→ Directions for this task: Using the listing below, give again exactly the lines from the line with "Give me the matplotlib source for this chart." to the line with "from matplotlib.patches import Rectangle", inclusive, without the pictures.

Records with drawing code

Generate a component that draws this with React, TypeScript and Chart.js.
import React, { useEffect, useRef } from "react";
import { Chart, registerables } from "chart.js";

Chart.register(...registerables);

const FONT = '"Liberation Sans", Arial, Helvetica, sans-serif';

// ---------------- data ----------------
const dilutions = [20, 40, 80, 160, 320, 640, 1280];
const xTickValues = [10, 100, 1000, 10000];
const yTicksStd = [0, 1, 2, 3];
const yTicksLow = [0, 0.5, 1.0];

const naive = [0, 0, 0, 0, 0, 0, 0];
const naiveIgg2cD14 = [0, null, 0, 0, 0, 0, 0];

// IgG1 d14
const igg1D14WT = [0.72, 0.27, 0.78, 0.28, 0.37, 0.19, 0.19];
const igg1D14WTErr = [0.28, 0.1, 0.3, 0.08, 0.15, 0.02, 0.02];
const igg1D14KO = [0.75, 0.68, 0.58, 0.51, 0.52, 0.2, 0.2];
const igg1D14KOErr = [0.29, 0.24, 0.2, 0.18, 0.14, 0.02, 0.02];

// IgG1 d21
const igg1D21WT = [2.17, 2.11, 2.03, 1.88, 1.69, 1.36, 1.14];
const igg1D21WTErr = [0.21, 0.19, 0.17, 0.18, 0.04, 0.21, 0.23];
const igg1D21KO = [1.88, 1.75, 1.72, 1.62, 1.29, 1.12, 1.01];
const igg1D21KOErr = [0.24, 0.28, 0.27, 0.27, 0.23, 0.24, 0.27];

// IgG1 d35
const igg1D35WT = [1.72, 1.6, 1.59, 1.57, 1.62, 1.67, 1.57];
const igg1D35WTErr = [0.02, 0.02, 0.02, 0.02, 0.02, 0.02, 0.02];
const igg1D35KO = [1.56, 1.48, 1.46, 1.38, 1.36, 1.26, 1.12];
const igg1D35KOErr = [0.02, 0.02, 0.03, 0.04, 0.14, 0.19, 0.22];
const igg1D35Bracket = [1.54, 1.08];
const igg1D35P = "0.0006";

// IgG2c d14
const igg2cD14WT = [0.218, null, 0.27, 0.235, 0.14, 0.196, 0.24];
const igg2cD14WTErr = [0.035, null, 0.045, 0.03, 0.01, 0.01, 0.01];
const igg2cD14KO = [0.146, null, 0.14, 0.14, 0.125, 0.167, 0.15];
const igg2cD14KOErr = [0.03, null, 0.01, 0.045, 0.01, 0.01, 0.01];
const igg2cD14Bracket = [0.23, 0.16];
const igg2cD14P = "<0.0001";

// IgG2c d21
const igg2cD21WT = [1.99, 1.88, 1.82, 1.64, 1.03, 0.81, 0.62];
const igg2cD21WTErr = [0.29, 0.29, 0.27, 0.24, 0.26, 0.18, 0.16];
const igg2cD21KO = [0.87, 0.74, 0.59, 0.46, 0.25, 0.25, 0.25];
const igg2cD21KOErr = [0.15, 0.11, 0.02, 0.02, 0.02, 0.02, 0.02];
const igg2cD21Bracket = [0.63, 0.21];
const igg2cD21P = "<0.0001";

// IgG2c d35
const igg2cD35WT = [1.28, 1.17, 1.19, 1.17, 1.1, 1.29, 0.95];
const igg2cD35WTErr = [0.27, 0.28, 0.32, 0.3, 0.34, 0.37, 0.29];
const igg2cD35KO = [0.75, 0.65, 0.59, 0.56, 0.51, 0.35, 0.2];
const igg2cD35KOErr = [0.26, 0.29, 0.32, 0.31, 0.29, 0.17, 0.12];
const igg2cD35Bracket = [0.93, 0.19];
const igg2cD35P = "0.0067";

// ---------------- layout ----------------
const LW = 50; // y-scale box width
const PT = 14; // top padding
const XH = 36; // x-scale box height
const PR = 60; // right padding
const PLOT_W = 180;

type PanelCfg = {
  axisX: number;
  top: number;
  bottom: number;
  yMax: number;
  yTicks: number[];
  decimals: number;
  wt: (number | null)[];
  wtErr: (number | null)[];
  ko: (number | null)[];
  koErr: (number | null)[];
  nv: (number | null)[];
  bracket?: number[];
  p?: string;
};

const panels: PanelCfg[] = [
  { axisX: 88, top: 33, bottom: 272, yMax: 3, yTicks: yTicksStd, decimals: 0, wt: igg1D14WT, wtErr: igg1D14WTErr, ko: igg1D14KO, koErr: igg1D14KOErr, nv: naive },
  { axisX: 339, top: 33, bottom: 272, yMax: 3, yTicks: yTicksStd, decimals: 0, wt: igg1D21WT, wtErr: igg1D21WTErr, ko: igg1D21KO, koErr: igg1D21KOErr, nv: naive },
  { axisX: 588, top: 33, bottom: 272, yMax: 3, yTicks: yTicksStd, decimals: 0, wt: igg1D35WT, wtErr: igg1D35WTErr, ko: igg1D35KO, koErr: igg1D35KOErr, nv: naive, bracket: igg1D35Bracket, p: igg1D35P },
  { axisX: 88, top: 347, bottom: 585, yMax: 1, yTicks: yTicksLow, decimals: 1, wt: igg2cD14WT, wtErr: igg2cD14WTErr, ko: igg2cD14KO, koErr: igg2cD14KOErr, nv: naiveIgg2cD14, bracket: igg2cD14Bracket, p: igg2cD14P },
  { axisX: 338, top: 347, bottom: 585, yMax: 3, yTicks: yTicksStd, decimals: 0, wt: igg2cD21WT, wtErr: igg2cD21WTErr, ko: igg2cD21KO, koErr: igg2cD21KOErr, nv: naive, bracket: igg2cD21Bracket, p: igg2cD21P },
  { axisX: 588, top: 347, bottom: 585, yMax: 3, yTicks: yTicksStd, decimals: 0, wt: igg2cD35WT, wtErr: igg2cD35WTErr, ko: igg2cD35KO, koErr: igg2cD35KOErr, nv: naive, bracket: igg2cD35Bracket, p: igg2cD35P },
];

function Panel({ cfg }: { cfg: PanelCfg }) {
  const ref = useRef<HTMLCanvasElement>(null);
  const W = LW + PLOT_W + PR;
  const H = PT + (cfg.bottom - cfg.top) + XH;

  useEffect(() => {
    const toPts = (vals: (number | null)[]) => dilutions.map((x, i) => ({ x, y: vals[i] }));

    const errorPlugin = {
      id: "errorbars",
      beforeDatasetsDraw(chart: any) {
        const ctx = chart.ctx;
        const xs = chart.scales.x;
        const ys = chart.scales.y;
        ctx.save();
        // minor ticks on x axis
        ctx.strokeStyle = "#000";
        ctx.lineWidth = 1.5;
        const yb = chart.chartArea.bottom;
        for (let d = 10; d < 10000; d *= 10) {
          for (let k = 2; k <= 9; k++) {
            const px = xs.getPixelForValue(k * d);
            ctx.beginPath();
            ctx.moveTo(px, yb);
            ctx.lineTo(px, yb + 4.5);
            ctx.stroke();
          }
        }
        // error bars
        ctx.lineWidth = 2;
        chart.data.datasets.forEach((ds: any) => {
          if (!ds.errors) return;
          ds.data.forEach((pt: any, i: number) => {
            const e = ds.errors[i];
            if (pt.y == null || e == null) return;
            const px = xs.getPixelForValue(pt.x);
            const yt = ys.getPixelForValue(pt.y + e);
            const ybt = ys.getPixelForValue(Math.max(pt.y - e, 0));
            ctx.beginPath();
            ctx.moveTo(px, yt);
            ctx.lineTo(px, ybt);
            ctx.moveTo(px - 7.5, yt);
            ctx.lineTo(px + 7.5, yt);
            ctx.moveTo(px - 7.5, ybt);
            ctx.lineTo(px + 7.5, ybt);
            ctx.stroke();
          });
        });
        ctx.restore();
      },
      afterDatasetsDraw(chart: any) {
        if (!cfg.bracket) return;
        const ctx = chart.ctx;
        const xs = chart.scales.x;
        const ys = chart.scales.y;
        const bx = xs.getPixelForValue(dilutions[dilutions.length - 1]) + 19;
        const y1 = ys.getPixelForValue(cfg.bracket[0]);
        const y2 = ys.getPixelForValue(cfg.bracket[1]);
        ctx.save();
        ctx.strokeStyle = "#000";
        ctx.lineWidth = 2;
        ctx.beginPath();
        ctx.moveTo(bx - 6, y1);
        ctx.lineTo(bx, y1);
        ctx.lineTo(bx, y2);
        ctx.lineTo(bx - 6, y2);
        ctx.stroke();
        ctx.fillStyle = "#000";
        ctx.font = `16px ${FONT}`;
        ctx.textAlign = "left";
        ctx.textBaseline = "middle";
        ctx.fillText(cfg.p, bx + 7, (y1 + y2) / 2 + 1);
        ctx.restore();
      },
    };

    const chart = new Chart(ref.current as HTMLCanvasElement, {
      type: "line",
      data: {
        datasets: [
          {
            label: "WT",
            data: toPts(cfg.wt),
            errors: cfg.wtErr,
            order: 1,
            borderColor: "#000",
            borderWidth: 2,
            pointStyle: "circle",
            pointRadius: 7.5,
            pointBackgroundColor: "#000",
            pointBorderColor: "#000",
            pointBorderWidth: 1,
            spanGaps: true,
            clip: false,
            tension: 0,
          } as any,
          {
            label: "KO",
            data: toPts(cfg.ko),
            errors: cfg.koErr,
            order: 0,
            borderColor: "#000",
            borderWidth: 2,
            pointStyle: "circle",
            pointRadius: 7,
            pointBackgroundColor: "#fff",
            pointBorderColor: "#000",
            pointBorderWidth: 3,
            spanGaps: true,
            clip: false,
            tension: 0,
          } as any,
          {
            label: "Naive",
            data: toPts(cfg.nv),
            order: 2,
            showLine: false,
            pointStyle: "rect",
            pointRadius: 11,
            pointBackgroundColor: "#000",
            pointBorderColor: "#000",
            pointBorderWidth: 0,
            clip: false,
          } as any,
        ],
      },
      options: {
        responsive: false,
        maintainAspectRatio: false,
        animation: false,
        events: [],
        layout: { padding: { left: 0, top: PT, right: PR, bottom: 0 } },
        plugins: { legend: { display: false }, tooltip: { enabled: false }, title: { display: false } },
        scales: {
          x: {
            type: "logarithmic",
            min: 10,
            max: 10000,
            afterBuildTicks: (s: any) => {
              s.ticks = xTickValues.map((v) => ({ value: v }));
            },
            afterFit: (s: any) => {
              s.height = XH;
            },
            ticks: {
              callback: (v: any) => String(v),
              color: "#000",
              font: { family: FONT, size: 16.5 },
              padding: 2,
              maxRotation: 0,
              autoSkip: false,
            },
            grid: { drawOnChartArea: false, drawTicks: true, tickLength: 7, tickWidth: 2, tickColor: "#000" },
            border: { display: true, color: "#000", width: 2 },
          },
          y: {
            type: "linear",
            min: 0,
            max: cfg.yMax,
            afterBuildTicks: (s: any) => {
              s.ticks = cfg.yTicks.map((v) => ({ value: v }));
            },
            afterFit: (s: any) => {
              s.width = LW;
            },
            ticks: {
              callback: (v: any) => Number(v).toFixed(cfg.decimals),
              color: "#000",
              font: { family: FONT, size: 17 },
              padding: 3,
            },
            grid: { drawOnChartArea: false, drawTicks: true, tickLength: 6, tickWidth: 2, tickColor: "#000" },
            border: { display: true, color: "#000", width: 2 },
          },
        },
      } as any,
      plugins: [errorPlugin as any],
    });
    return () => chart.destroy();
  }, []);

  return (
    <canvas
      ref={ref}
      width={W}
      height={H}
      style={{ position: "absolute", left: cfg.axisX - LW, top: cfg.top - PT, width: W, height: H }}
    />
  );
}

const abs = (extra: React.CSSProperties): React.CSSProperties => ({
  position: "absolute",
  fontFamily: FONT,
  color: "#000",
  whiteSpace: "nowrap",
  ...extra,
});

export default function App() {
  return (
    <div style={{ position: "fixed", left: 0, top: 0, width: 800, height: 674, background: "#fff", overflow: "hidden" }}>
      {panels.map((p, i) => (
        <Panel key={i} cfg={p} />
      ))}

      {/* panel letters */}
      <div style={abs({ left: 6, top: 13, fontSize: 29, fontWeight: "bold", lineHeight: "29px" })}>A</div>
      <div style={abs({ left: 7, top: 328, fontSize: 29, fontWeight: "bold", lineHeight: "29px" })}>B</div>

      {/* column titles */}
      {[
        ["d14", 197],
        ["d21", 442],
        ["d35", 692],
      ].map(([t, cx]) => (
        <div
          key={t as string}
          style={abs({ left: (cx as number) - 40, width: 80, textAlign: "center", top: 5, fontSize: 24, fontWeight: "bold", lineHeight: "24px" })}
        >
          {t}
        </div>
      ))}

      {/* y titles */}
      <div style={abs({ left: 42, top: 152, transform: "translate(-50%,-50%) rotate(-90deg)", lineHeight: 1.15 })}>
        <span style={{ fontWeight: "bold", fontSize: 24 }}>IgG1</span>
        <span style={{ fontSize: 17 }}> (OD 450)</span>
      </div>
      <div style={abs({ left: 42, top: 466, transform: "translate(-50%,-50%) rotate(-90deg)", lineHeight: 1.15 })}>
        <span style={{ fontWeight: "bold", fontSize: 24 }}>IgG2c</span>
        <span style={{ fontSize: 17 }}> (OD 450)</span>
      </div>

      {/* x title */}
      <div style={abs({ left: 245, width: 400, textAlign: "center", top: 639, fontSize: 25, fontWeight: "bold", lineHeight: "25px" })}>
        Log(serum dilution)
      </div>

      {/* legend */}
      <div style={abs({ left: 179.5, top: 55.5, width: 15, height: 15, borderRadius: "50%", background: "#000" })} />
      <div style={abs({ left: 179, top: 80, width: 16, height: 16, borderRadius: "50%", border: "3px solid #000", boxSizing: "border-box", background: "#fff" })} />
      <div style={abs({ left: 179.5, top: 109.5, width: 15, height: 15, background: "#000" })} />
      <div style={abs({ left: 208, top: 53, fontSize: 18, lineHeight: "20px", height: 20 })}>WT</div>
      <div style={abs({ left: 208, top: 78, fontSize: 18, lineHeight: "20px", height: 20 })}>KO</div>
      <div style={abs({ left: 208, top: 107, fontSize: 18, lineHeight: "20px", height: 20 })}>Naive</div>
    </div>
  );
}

---

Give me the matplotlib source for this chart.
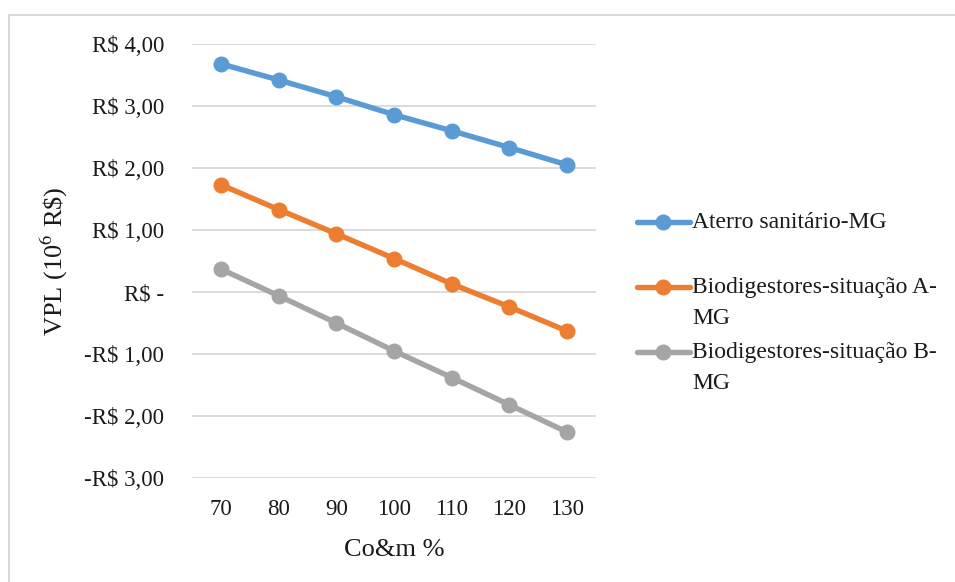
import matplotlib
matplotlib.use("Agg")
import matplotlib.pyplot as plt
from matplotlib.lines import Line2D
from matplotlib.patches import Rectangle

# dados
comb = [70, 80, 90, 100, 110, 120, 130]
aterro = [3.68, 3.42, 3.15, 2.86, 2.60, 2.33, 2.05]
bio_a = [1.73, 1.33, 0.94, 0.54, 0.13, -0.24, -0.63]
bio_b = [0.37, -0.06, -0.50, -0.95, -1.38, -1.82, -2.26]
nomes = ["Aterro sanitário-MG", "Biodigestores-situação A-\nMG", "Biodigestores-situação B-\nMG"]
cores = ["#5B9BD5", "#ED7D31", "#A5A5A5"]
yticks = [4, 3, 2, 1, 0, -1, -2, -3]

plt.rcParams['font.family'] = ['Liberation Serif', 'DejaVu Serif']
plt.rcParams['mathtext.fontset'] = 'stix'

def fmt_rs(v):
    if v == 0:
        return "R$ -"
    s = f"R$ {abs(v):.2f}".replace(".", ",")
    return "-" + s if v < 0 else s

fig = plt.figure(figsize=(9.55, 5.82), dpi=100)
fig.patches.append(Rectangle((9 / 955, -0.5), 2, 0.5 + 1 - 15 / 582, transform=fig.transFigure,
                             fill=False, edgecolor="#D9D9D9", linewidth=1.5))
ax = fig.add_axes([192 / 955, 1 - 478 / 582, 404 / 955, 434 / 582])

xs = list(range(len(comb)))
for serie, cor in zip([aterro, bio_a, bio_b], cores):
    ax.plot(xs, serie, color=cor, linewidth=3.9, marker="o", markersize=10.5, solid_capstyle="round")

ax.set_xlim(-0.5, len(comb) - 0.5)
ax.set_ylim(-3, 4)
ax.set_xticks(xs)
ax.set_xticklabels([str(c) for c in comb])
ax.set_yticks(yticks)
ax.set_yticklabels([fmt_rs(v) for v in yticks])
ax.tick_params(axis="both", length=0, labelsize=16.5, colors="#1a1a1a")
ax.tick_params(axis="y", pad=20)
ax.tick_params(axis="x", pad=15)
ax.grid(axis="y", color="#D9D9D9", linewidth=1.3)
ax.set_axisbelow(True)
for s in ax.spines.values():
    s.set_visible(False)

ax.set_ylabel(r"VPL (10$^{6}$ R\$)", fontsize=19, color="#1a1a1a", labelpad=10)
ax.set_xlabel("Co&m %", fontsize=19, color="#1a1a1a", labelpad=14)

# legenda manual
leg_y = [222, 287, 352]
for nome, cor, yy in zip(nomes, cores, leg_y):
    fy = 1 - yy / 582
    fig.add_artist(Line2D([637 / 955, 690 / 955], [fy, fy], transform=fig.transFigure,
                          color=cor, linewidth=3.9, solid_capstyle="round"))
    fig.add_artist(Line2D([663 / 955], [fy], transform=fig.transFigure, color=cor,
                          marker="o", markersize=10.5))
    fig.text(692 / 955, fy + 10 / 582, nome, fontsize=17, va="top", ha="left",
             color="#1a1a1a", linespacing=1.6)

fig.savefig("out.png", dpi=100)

* * *

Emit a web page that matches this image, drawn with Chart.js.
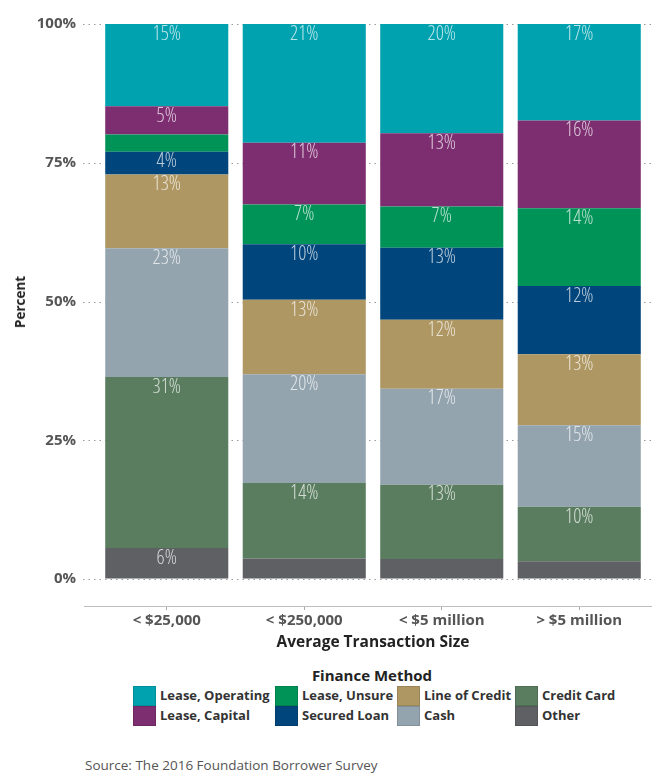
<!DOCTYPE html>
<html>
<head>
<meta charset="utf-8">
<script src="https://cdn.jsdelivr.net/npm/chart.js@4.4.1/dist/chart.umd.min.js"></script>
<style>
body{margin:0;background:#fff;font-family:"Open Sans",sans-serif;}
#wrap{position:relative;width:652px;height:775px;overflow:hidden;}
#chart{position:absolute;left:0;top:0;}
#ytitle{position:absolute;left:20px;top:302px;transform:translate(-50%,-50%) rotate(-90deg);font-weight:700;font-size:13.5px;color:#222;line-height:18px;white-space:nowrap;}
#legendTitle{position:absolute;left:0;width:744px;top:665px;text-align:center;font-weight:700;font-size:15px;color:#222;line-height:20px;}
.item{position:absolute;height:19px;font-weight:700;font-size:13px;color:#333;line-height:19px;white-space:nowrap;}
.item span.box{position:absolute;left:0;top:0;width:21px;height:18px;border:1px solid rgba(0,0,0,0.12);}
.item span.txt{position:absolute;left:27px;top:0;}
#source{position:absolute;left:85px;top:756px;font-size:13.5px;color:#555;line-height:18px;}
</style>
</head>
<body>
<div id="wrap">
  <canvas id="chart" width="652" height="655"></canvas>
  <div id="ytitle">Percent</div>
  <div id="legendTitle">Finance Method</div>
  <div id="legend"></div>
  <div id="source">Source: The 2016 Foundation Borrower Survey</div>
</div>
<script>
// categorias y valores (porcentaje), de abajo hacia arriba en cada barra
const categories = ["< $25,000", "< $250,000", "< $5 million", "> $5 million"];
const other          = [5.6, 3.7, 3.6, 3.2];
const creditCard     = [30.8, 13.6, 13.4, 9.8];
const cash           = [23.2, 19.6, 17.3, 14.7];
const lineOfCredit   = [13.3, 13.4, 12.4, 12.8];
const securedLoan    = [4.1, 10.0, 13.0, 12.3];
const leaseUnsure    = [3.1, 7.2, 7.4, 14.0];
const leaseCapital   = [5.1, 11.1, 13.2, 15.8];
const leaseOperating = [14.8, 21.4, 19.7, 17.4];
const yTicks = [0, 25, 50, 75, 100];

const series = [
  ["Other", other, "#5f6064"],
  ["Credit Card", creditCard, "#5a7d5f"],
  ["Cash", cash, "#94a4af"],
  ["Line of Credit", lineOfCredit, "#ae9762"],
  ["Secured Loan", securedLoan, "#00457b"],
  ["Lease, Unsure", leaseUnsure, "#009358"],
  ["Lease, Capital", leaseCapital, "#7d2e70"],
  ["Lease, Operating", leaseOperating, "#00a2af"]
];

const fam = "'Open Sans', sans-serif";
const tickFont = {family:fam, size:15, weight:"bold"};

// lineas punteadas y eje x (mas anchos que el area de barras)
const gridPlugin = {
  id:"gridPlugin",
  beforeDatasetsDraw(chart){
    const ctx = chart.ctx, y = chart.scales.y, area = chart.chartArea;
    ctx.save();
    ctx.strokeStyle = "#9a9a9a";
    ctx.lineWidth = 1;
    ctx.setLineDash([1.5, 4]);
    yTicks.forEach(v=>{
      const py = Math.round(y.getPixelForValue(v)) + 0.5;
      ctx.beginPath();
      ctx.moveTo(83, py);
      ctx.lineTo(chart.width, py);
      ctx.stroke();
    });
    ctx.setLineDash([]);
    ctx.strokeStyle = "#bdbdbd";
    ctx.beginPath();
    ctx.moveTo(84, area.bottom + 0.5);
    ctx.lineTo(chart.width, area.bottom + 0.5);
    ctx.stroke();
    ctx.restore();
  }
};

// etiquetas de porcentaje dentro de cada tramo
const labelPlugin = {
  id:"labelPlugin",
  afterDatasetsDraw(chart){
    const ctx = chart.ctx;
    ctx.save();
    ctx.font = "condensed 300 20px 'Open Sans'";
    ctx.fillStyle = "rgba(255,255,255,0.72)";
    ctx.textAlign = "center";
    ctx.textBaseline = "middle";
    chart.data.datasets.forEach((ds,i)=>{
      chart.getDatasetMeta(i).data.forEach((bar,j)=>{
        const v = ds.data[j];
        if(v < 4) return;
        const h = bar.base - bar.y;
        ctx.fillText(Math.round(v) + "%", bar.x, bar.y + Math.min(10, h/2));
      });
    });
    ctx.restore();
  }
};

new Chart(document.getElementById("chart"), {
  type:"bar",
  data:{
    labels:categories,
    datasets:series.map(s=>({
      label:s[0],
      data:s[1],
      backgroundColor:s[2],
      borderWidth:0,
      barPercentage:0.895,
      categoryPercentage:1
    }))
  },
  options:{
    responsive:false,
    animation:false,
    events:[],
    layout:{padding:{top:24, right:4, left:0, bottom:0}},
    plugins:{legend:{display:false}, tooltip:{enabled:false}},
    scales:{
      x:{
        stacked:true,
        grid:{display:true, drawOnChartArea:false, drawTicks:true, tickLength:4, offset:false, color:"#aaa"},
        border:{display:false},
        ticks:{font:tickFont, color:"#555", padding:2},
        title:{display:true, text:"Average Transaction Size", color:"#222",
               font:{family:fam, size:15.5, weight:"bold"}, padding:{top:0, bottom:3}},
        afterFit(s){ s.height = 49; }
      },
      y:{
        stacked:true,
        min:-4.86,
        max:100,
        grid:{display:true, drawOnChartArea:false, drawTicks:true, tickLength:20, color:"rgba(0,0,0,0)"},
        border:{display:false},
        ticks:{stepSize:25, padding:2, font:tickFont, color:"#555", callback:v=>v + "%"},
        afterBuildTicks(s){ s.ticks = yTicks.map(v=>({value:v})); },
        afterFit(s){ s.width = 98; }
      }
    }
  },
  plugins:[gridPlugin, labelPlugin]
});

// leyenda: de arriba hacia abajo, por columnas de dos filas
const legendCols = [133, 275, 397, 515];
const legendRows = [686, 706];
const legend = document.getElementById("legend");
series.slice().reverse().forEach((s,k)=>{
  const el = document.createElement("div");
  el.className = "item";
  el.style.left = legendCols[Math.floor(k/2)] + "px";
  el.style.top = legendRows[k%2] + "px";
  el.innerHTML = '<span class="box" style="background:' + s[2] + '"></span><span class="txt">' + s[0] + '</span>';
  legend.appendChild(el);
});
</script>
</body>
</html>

→ Result of the task:
Give me the matplotlib source for this chart.
import matplotlib
matplotlib.use("Agg")
import matplotlib.pyplot as plt
from matplotlib.lines import Line2D
from matplotlib.patches import Rectangle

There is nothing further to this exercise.